How Accurate Is The Canterbury Tales General Prologue Translation?

2026-03-31 15:53:49 56

3 Answers

Theo
Theo
2026-04-01 00:21:37
I fell into a rabbit hole last winter comparing 'Canterbury Tales' translations. The General Prologue’s portrait of the Pardoner—'His voys was smal as hath a goot'—gets wild variations. One translation calls his voice 'thin as a goat’s,' another 'bleating,' which changes his creepiness entirely! Then there’s the Cook’s ulcer ('a mormal'), which some translators bluntly call a sore, while others tiptoe around it. These tiny choices reshape characters dramatically.

For fun, I read aloud from the original Middle English—the guttural 'k’s' in 'crukked' (crooked) or the rolling 'r' in 'ferne' (distant) feel earthy and alive. Most translations polish this roughness away, like over-restoring a fresco. My take? Treat any translation as a spark notes with soul—it’s a gateway, not the full pilgrimage.
Gideon
Gideon
2026-04-04 11:21:44
As a literature nerd who geeks out over linguistic archaeology, I adore dissecting 'Canterbury Tales' translations. The General Prologue’s opening lines—'Whan that Aprille with his shoures soote'—are a litmus test. Some renditions (like Burton Raffel’s) opt for 'When April with its sweet-smelling showers,' which feels pastoral but ditches the alliteration. Others preserve the musicality at the cost of clarity. And then there’s the satire! The Monk’s love of hunting ('An outridere that lovede venerie') gets sanitized in some versions, losing Chaucer’s cheeky critique of clergy excess.

What fascinates me is how translators handle class dialects. The Miller’s crude speech versus the Knight’s polished tones demand creative choices—do you swap medieval class markers for modern ones (like accent shifts)? It’s a tightrope walk between authenticity and accessibility.
Weston
Weston
2026-04-06 01:25:40
Translating 'The Canterbury Tales' General Prologue is like trying to bottle medieval sunlight—it’s dazzling but fractures in modern hands. I’ve compared a few versions, and each translator dances differently with Chaucer’s Middle English. Some prioritize rhythm, like Nevill Coghill’s verse translation, which sings but smooths out thorny wordplay. Others, like David Wright’s prose, cling closer to literal meaning but lose the musicality. The original text’s bawdy jokes and dialect quirks (like the Wife of Bath’s 'gap-toothed' grin) often get diluted or over-explained. My favorite moment is the Prioress’s delicate manners—'At mete wel ytaught was she withalle'—where some translations make her seem prim, while others hint at her performative piety. It’s a choose-your-own-adventure of medieval vibes.

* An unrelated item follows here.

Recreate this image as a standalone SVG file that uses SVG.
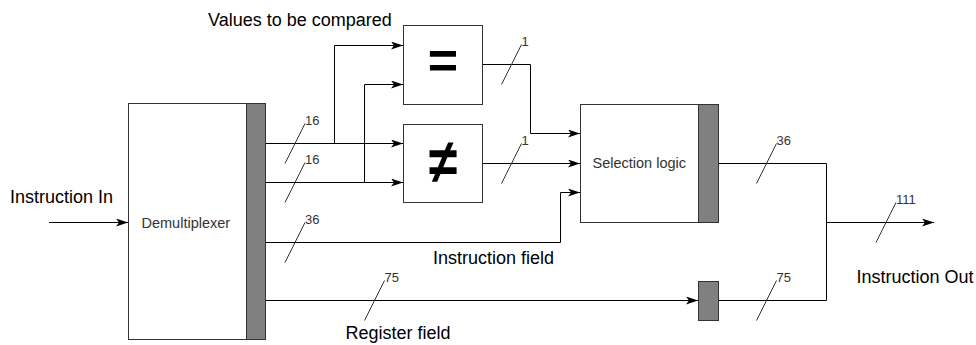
<svg xmlns="http://www.w3.org/2000/svg" width="976" height="345" viewBox="0 0 976 345">
  <defs>
    <marker id="arrow" markerUnits="userSpaceOnUse" markerWidth="12" markerHeight="8" refX="12" refY="4" orient="auto">
      <path d="M0,0 L12,4 L0,8 L3,4 Z" fill="#000"/>
    </marker>
    <style>
      .box { fill: #fff; stroke: #333; stroke-width: 1; }
      .bar { fill: #808080; stroke: #333; stroke-width: 1; }
      .wire { fill: none; stroke: #000; stroke-width: 1; }
      .arrow { marker-end: url(#arrow); }
      .slash { stroke: #333; stroke-width: 1; }
      .width { font-family: "Liberation Sans", Arial, sans-serif; font-size: 13px; fill: #333; }
      .label { font-family: "Liberation Sans", Arial, sans-serif; font-size: 18px; fill: #000; }
      .name { font-family: "Liberation Sans", Arial, sans-serif; font-size: 14.5px; fill: #333; }
      .op { font-family: "Liberation Sans", "DejaVu Sans", sans-serif; font-size: 52px; font-weight: bold; fill: #000; text-anchor: middle; }
    </style>
  </defs>
  <rect width="976" height="345" fill="#fff"/>

  <!-- connectors -->
  <g id="connectors">
    <path class="wire arrow" d="M49,222.5 H128"/>
    <path class="wire arrow" d="M265.5,143.5 H403"/>
    <path class="wire arrow" d="M334.5,143.5 V45.5 H403"/>
    <path class="wire arrow" d="M265.5,182.5 H403"/>
    <path class="wire arrow" d="M364.5,182.5 V84.5 H403"/>
    <path class="wire arrow" d="M482.5,64.5 H530.5 V133.5 H580"/>
    <path class="wire arrow" d="M482.5,163.5 H580"/>
    <path class="wire arrow" d="M265.5,242.5 H560.5 V192.5 H580"/>
    <path class="wire arrow" d="M265.5,300.5 H698"/>
    <path class="wire" d="M718.5,163.5 H826.5 V300.5 H718.5"/>
    <path class="wire arrow" d="M826.5,222.5 H934"/>

    <!-- bus width marks -->
    <line class="slash" x1="285" y1="163.5" x2="305" y2="123.5"/>
    <text class="width" x="305" y="124.5">16</text>
    <line class="slash" x1="285" y1="202.5" x2="305" y2="162.5"/>
    <text class="width" x="305" y="163.5">16</text>
    <line class="slash" x1="285" y1="262.5" x2="305" y2="222.5"/>
    <text class="width" x="305" y="223.5">36</text>
    <line class="slash" x1="364.5" y1="320.5" x2="384.5" y2="280.5"/>
    <text class="width" x="384.5" y="281.5">75</text>
    <line class="slash" x1="501.5" y1="84.5" x2="521.5" y2="44.5"/>
    <text class="width" x="521.5" y="45.5">1</text>
    <line class="slash" x1="501.5" y1="183.5" x2="521.5" y2="143.5"/>
    <text class="width" x="521.5" y="144.5">1</text>
    <line class="slash" x1="756.5" y1="183.5" x2="776.5" y2="143.5"/>
    <text class="width" x="776.5" y="144.5">36</text>
    <line class="slash" x1="756.5" y1="320.5" x2="776.5" y2="280.5"/>
    <text class="width" x="776.5" y="281.5">75</text>
    <line class="slash" x1="876" y1="242.5" x2="896" y2="202.5"/>
    <text class="width" x="896" y="203.5">111</text>
  </g>

  <!-- demultiplexer -->
  <g id="demux">
    <rect class="box" x="128.5" y="103.5" width="137" height="236"/>
    <rect class="bar" x="246.5" y="103.5" width="19" height="236"/>
    <text class="name" x="141.5" y="227.5">Demultiplexer</text>
  </g>

  <!-- comparators -->
  <g id="equal">
    <rect class="box" x="403.5" y="25.5" width="79" height="79"/>
    <text class="op" x="443" y="78">=</text>
  </g>
  <g id="notequal">
    <rect class="box" x="403.5" y="124.5" width="79" height="78"/>
    <text class="op" x="443" y="179" transform="translate(443 158) scale(1 1.2) translate(-443 -158)">≠</text>
  </g>

  <!-- selection logic -->
  <g id="selection">
    <rect class="box" x="580.5" y="104.5" width="138" height="118"/>
    <rect class="bar" x="698.5" y="104.5" width="20" height="118"/>
    <text class="name" x="592.5" y="168">Selection logic</text>
  </g>

  <!-- register field latch -->
  <g id="latch">
    <rect class="bar" x="698.5" y="281.5" width="20" height="39"/>
  </g>

  <!-- labels -->
  <g id="labels">
    <text class="label" x="208" y="26">Values to be compared</text>
    <text class="label" x="10" y="203">Instruction In</text>
    <text class="label" x="433" y="264">Instruction field</text>
    <text class="label" x="345.5" y="339">Register field</text>
    <text class="label" x="856.5" y="283">Instruction Out</text>
  </g>
</svg>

Honestly? No translation fully captures Chaucer’s layered voice. Middle English’s compound words (like 'whylom' for 'once upon a time') carry nostalgic weight that modern English stretches thin. But flawed translations still spark joy—they’re like stained-glass windows where each pane tints the story differently. I keep a Middle English glossary handy to peek behind the curtain.